Begin
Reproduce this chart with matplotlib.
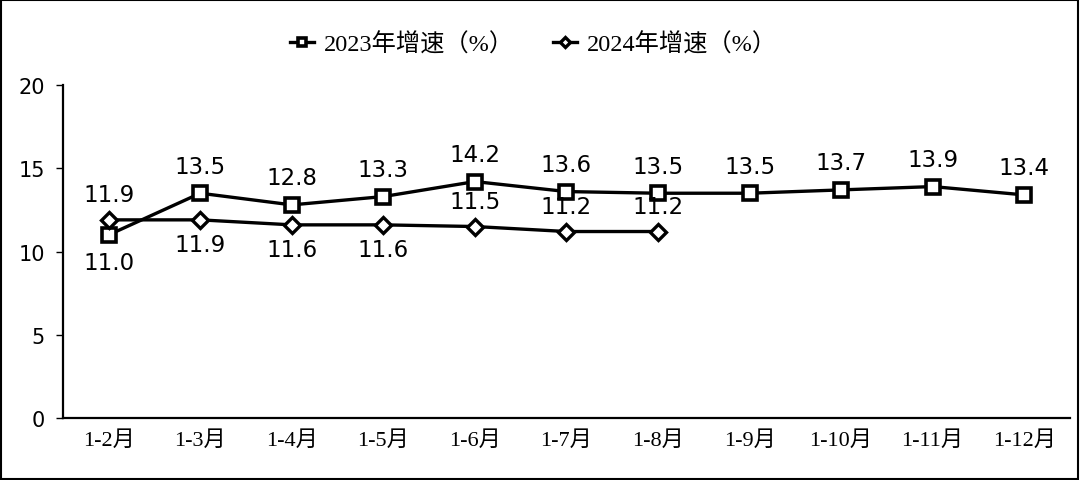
import matplotlib
matplotlib.use("Agg")
import matplotlib.pyplot as plt
from matplotlib.patches import Rectangle

# data
months = ["1-2月", "1-3月", "1-4月", "1-5月", "1-6月", "1-7月",
          "1-8月", "1-9月", "1-10月", "1-11月", "1-12月"]
growth_2023 = [11.0, 13.5, 12.8, 13.3, 14.2, 13.6, 13.5, 13.5, 13.7, 13.9, 13.4]
growth_2024 = [11.9, 11.9, 11.6, 11.6, 11.5, 11.2, 11.2]
label_2023 = "2023年增速（%）"
label_2024 = "2024年增速（%）"

cjk_serif = ["Liberation Serif", "Noto Sans CJK SC"]

fig = plt.figure(figsize=(10.8, 4.81), dpi=100)
ax = fig.add_axes([0.0583, 0.1289, 0.9324, 0.6923])

x23 = list(range(len(growth_2023)))
x24 = list(range(len(growth_2024)))

ax.plot(x23, growth_2023, color="black", lw=2.4, marker="s", ms=10.5,
        mfc="white", mec="black", mew=2.6, label=label_2023, zorder=3)
ax.plot(x24, growth_2024, color="black", lw=2.4, marker="D", ms=8,
        mfc="white", mec="black", mew=2.4, label=label_2024, zorder=3)

# value labels
for i, v in enumerate(growth_2023):
    dy = -20 if i == 0 else 19.5
    ax.annotate(f"{v:.1f}", (i, v), xytext=(0, dy), textcoords="offset points",
                ha="center", va="center", fontsize=16.5, family="DejaVu Sans")
for i, v in enumerate(growth_2024):
    dy = 18 if (i == 0 or i >= 4) else -18
    ax.annotate(f"{v:.1f}", (i, v), xytext=(0, dy), textcoords="offset points",
                ha="center", va="center", fontsize=16.5, family="DejaVu Sans")

ax.set_xlim(-0.5, len(months) - 0.5)
ax.set_ylim(0, 20)
ax.set_yticks([0, 5, 10, 15, 20])
ax.set_xticks(x23)
ax.set_xticklabels(months, family=cjk_serif, fontsize=16)
ax.tick_params(axis="y", labelsize=15, length=5, width=1, pad=8)
ax.tick_params(axis="x", length=0, pad=9)
for lbl in ax.get_yticklabels():
    lbl.set_family("DejaVu Sans")

ax.spines["top"].set_visible(False)
ax.spines["right"].set_visible(False)
ax.spines["left"].set_linewidth(1.6)
ax.spines["bottom"].set_linewidth(1.6)

leg = ax.legend(loc="center", bbox_to_anchor=(0.494, 0.9065), bbox_transform=fig.transFigure,
                ncol=2, frameon=False, prop={"family": cjk_serif, "size": 17.5},
                handlelength=1.0, handletextpad=0.4, columnspacing=1.6, markerscale=0.6)

# frame around the whole picture
fig.patches.append(Rectangle((0.001, 0.002), 0.997, 0.995, transform=fig.transFigure,
                             fill=False, edgecolor="black", lw=1.5))

fig.savefig("out.png", dpi=100)
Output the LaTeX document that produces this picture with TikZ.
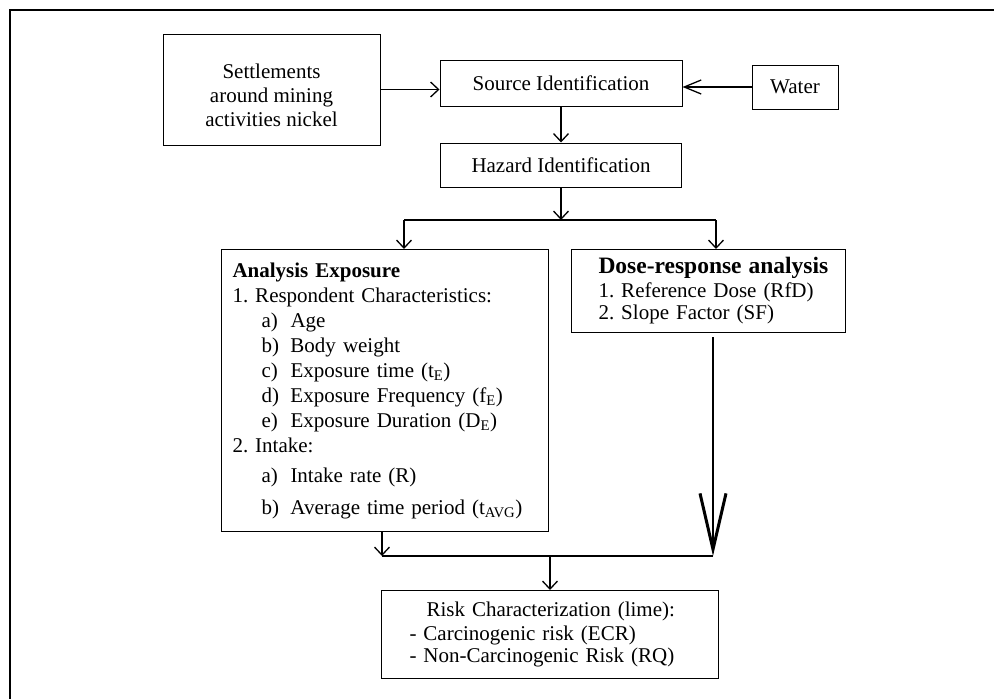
\documentclass[tikz,border=0pt]{standalone}
\usepackage{fontspec}
\setmainfont{Liberation Serif}
\usetikzlibrary{arrows.meta,positioning}
\newcommand{\expitem}[1]{\hspace*{29pt}\makebox[29pt][l]{#1}}
\frenchspacing

\begin{document}
\begin{tikzpicture}[
  x=1pt, y=-1pt,
  node distance=36pt,
  box/.style={
    rectangle, draw, line width=1pt, inner sep=0pt,
    font=\fontsize{21}{24}\selectfont
  },
  listbox/.style={box, anchor=north west, align=left},
  line/.style={line width=1.3pt},
  arrow/.style={-{Straight Barb[length=8pt,width=15pt,line width=1.3pt]}, line width=1.3pt},
  longarrow/.style={-{Straight Barb[length=17pt,width=14pt,line width=1.3pt]}, line width=1.3pt},
  bigarrow/.style={-{Straight Barb[length=56pt,width=26pt,line width=3pt]}, line width=2.5pt}
]
  \useasboundingbox (0,0) rectangle (994,699);
  \draw[line width=2.5pt] (10,699) -- (10,10) -- (994,10);

  \node[box, minimum width=217pt, minimum height=111pt, align=center] (settle) at (271.5,89.5)
    {\rule{0pt}{26pt}Settlements\\around mining\\activities nickel};
  \node[box, minimum width=242pt, minimum height=46pt] (source) at (561,83) {Source Identification};
  \node[box, minimum width=86pt, minimum height=44pt] (water) at (795,87) {Water};
  \node[box, minimum width=241pt, minimum height=44pt, below=of source] (hazard) {Hazard Identification};

  \node[listbox, minimum width=327pt, minimum height=282pt, text width=305pt, inner xsep=11pt,
    font=\fontsize{21}{25}\selectfont] (expo) at (221,249)
    {\textbf{Analysis Exposure}\\
     1. Respondent Characteristics:\\
     \expitem{a)}Age\\
     \expitem{b)}Body weight\\
     \expitem{c)}Exposure time (t\textsubscript{E})\\
     \expitem{d)}Exposure Frequency (f\textsubscript{E})\\
     \expitem{e)}Exposure Duration (D\textsubscript{E})\\
     2. Intake:\\[5pt]
     \expitem{a)}Intake rate (R)\\[7pt]
     \expitem{b)}Average time period (t\textsubscript{AVG})};

  \node[listbox, minimum width=274pt, minimum height=83pt, text width=274pt] (dose) at (571,249)
    {\hspace*{27pt}{\fontsize{23.5}{24}\selectfont\bfseries Dose-response analysis}\\
     \hspace*{27pt}1. Reference Dose (RfD)\\[-2pt]
     \hspace*{27pt}2. Slope Factor (SF)};

  \node[listbox, minimum width=337pt, minimum height=88pt, text width=337pt] (risk) at (381,590)
    {\hspace*{45pt}Risk Characterization (lime):\\
     \hspace*{28pt}- Carcinogenic risk (ECR)\\[-2pt]
     \hspace*{28pt}- Non-Carcinogenic Risk (RQ)};

  % split and join points
  \coordinate (splitL) at (404,220);
  \coordinate (splitR) at (716,220);
  \coordinate (joinL) at (382,556);
  \coordinate (joinR) at (713,556);

  \draw[arrow] (settle.east) -- (settle.east -| source.west);
  \draw[longarrow] (water.west) -- (water.west -| source.east);
  \draw[arrow] (source.south) -- (source.south |- hazard.north);
  \draw[arrow] (hazard.south) -- (hazard.south |- splitL);
  \draw[line] (splitL) -- (splitR);
  \draw[arrow] (splitL) -- (splitL |- expo.north);
  \draw[arrow] (splitR) -- (splitR |- dose.north);

  \draw[arrow] (joinL |- expo.south) -- (joinL);
  \draw[bigarrow] ([yshift=-4pt]joinR |- dose.south) -- (joinR);
  \draw[line] (joinL) -- (joinR);
  \draw[arrow] (risk.north |- joinL) -- (risk.north);
\end{tikzpicture}
\end{document}
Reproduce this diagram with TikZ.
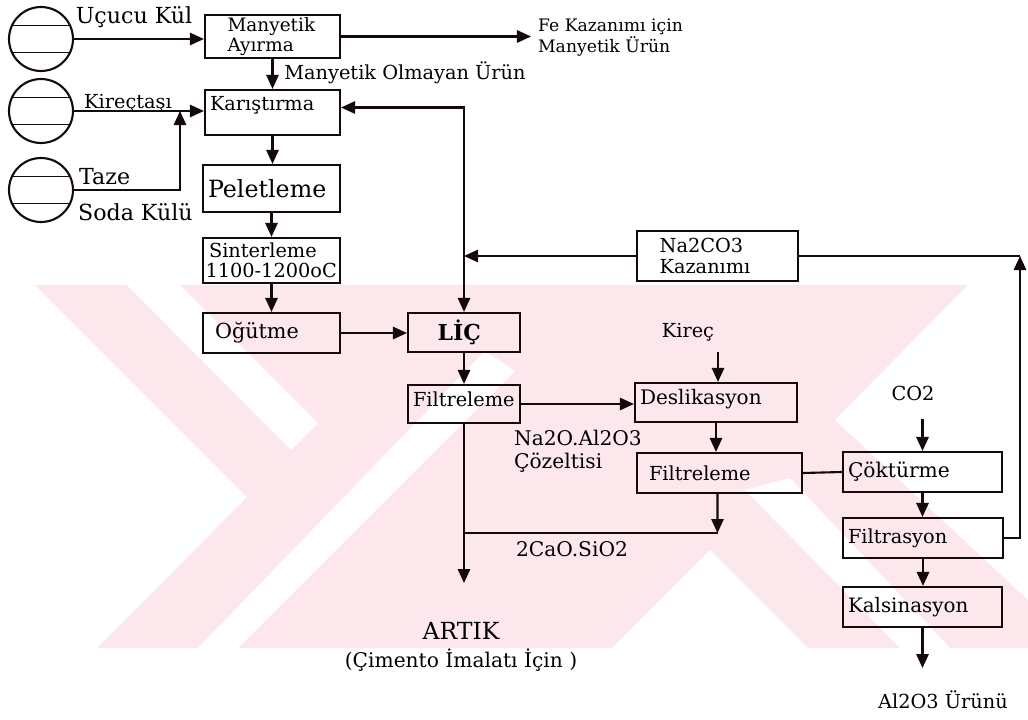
\documentclass[tikz,border=0pt]{standalone}
\usepackage{fontspec}
\setmainfont{DejaVu Serif}
\usetikzlibrary{arrows.meta, calc}
\definecolor{wpink}{RGB}{252,232,236}
\definecolor{lcol} {RGB}{ 20, 10, 10}
\tikzset{
  proc/.style={draw=lcol, line width=1.2pt, rectangle, inner xsep=0.1cm, inner ysep=1pt,
               align=left, font=\rmfamily\fontsize{11}{11.5}\selectfont},
  lbl/.style={font=\rmfamily\fontsize{11}{12}\selectfont, inner sep=1pt},
  big/.style={font=\rmfamily\fontsize{12.6}{13}\selectfont},
  tank/.style={circle, draw=lcol, line width=1.2pt, minimum size=1.28cm, inner sep=0pt,
               path picture={
                 \draw[lcol, line width=1.1pt]
                   ([yshift=0.27cm]path picture bounding box.west) -- ([yshift=0.27cm]path picture bounding box.east)
                   ([yshift=-0.27cm]path picture bounding box.west) -- ([yshift=-0.27cm]path picture bounding box.east);}},
  arr/.style={lcol, line width=1.2pt, -{Triangle[length=8pt,width=7pt]}},
  ln/.style={lcol, line width=1.2pt},
}

\begin{document}
\begin{tikzpicture}[x=0.02cm, y=-0.02cm]
\useasboundingbox (0,0) rectangle (1028,720);

%% ================================================================
%%  WATERMARK
%% ================================================================
\fill[wpink] (35,285) rectangle (1028,648);
\fill[white] (0,285) -- (35,285) -- (247,497) -- (97,648) -- (0,648) -- cycle;
\fill[white] (127,285) -- (180,285) -- (318,423) -- (291,450) -- cycle;
\fill[white] (198,648) -- (238,648) -- (515,371) -- (485,351) -- cycle;
\fill[white] (710,550) -- (612,648) -- (808,648) -- cycle;
\fill[white] (745,490) -- (790,478) -- (950,648) -- (900,648) -- cycle;
\fill[white] (968,285) -- (1028,285) -- (1028,600) -- (835,420) -- cycle;

%% ================================================================
%%  FEED TANKS
%% ================================================================
\node[tank] (t1) at (41,39)  {};
\node[tank] (t2) at (41,111) {};
\node[tank] (t3) at (41,190) {};

\node[lbl, big] (ucucu) at (134,17) {Uçucu Kül};
\node[lbl] (kirectasi) at (128,103) {Kireçtaşı};
\node[lbl, big, anchor=west] (taze) at (77,177) {Taze};
\node[lbl, big, anchor=west] (soda) at (76,212) {Soda Külü};

%% ================================================================
%%  LEFT COLUMN
%% ================================================================
\node[proc, minimum width=2.70cm, minimum height=0.86cm, text width=2.50cm, font=\fontsize{10.5}{11}\selectfont] (manyetik) at (272.5,36.5) {\hspace{10pt}Manyetik\\\hspace{10pt}Ayırma};
\node[proc, minimum width=2.70cm, minimum height=0.90cm, text width=2.50cm, text depth=10pt] (karis) at (272.5,112.5) {Karıştırma};
\node[proc, minimum width=2.74cm, minimum height=0.94cm, text width=2.54cm, font=\fontsize{13.5}{14}\selectfont] (pelet) at (271.5,188.5) {Peletleme};
\node[proc, minimum width=2.74cm, minimum height=0.90cm, text width=2.64cm, inner xsep=0.05cm] (sinter) at (271.5,260.5) {\hspace{2pt}Sinterleme\\1100-1200oC};
\node[proc, minimum width=2.74cm, minimum height=0.80cm, text width=2.54cm, font=\fontsize{11.8}{12}\selectfont] (ogut) at (271.5,333) {\hspace{4pt}Oğütme};

\node[lbl] (olmayan) at (405,73) {Manyetik Olmayan Ürün};
\node[lbl, anchor=west, align=left, font=\rmfamily\fontsize{9.8}{9}\selectfont] (fe) at (536,38) {Fe Kazanımı için\\Manyetik Ürün};

%% ================================================================
%%  LEACH LINE
%% ================================================================
\node[proc, minimum width=2.24cm, minimum height=0.78cm, text width=2.04cm, font=\fontsize{12.5}{13}\selectfont\bfseries] (lic) at (464,332.5) {\hspace{14pt}LİÇ};
\node[proc, minimum width=2.24cm, minimum height=0.76cm, text width=2.04cm, text depth=6pt] (filt1) at (464,404) {Filtreleme};
\node[proc, minimum width=3.22cm, minimum height=1.00cm, text width=3.02cm] (na2co3) at (717.5,256) {\hspace{10pt}Na2CO3\\\hspace{10pt}Kazanımı};
\node[proc, minimum width=3.24cm, minimum height=0.78cm, text width=3.04cm, font=\fontsize{11.4}{12}\selectfont, text depth=6pt] (deslik) at (716,402.5) {Deslikasyon};
\node[proc, minimum width=3.30cm, minimum height=0.80cm, text width=3.10cm] (filt2) at (719.5,473) {\hspace{4pt}Filtreleme};

\node[lbl] (kirec) at (688,332) {Kireç};
\node[lbl, anchor=north west, align=left, font=\rmfamily\fontsize{11.5}{13}\selectfont] (cozelti) at (512,428) {Na2O.Al2O3\\Çözeltisi};
\node[lbl, font=\rmfamily\fontsize{11.5}{12}\selectfont] (casio) at (572,549) {2CaO.SiO2};
\node[lbl, align=center, font=\rmfamily\fontsize{11.5}{12}\selectfont] (artik) at (461,647) {{\fontsize{13.4}{14}\selectfont ARTIK}\\[4pt](Çimento İmalatı İçin )};

%% ================================================================
%%  PRECIPITATION LINE
%% ================================================================
\node[proc, minimum width=3.18cm, minimum height=0.80cm, text width=2.98cm, font=\fontsize{11.5}{12}\selectfont] (coktur) at (922.5,472) {Çöktürme};
\node[proc, minimum width=3.20cm, minimum height=0.80cm, text width=3.00cm] (filtras) at (923,538) {Filtrasyon};
\node[proc, minimum width=3.18cm, minimum height=0.80cm, text width=2.98cm, font=\fontsize{11.3}{12}\selectfont] (kalsin) at (922.5,607) {Kalsinasyon};

\node[lbl] (co2) at (913,393) {CO2};
\node[lbl] (urun) at (943,700) {Al2O3 Ürünü};

%% ================================================================
%%  CONNECTORS
%% ================================================================
\coordinate (kj) at (180,111);
\coordinate (jn) at (lic.north |- na2co3.west);
\coordinate (rc) at (1020,256);
\path (manyetik.east) ++(190,0) coordinate (feout);
\path (deslik.north) ++(2,-30) coordinate (kirecin);
\path (coktur.north) ++(0,-32) coordinate (co2in);
\path (kalsin.south) ++(0,40) coordinate (alout);
\path (filt1.south) ++(0,159) coordinate (artikin);
\coordinate (c2) at ($(filt2.south)+(-2,39)$);

\draw[arr] (t1.east) -- (t1.east -| manyetik.west);
\draw[arr] (manyetik.east) -- (feout);
\draw[arr] (manyetik.south) -- (karis.north);
\draw[arr] (t2.east) -- (t2.east -| karis.west);
\draw[arr] (t3.east) -| (kj);
\draw[arr] (karis.south) -- (karis.south |- pelet.north);
\draw[arr] (pelet.south) -- (sinter.north);
\draw[arr] (sinter.south) -- (ogut.north);
\draw[arr] (ogut.east) -- (ogut.east -| lic.west);

\draw[arr] (na2co3.west) -- (jn);
\draw[arr] (jn) |- ([yshift=0.1cm]karis.east);
\draw[arr] (jn) -- (lic.north);
\draw[arr] (lic.south) -- (filt1.north);
\draw[arr] (filt1.east) -- (filt1.east -| deslik.west);
\draw[arr] (kirecin) -- (kirecin |- deslik.north);
\draw[arr] (deslik.south) -- (deslik.south |- filt2.north);
\draw[arr] ([xshift=-0.04cm]filt2.south) -- (c2);
\draw[ln]  (c2) -- (c2 -| filt1.south);
\draw[arr] (filt1.south) -- (artikin);

\draw[ln]  (filt2.east) -- (coktur.west);
\draw[arr] (co2in) -- (coktur.north);
\draw[arr] (coktur.south) -- (coktur.south |- filtras.north);
\draw[arr] (filtras.south) -- (filtras.south |- kalsin.north);
\draw[arr] (kalsin.south) -- (alout);
\draw[arr] (filtras.east) -| (rc);
\draw[ln]  (rc) -- (na2co3.east);

\end{tikzpicture}
\end{document}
End
- **THE REQUEST**
Going back to the data above, write out everything from the line with "Reproduce this diagram with TikZ." down to the line with "(0,0) rectangle (1028,720);", both included, leaving every picture out.

- **FINISHED ANSWER**
Reproduce this diagram with TikZ.
\documentclass[tikz,border=0pt]{standalone}
\usepackage{fontspec}
\setmainfont{DejaVu Serif}
\usetikzlibrary{arrows.meta, calc}
\definecolor{wpink}{RGB}{252,232,236}
\definecolor{lcol} {RGB}{ 20, 10, 10}
\tikzset{
  proc/.style={draw=lcol, line width=1.2pt, rectangle, inner xsep=0.1cm, inner ysep=1pt,
               align=left, font=\rmfamily\fontsize{11}{11.5}\selectfont},
  lbl/.style={font=\rmfamily\fontsize{11}{12}\selectfont, inner sep=1pt},
  big/.style={font=\rmfamily\fontsize{12.6}{13}\selectfont},
  tank/.style={circle, draw=lcol, line width=1.2pt, minimum size=1.28cm, inner sep=0pt,
               path picture={
                 \draw[lcol, line width=1.1pt]
                   ([yshift=0.27cm]path picture bounding box.west) -- ([yshift=0.27cm]path picture bounding box.east)
                   ([yshift=-0.27cm]path picture bounding box.west) -- ([yshift=-0.27cm]path picture bounding box.east);}},
  arr/.style={lcol, line width=1.2pt, -{Triangle[length=8pt,width=7pt]}},
  ln/.style={lcol, line width=1.2pt},
}

\begin{document}
\begin{tikzpicture}[x=0.02cm, y=-0.02cm]
\useasboundingbox (0,0) rectangle (1028,720);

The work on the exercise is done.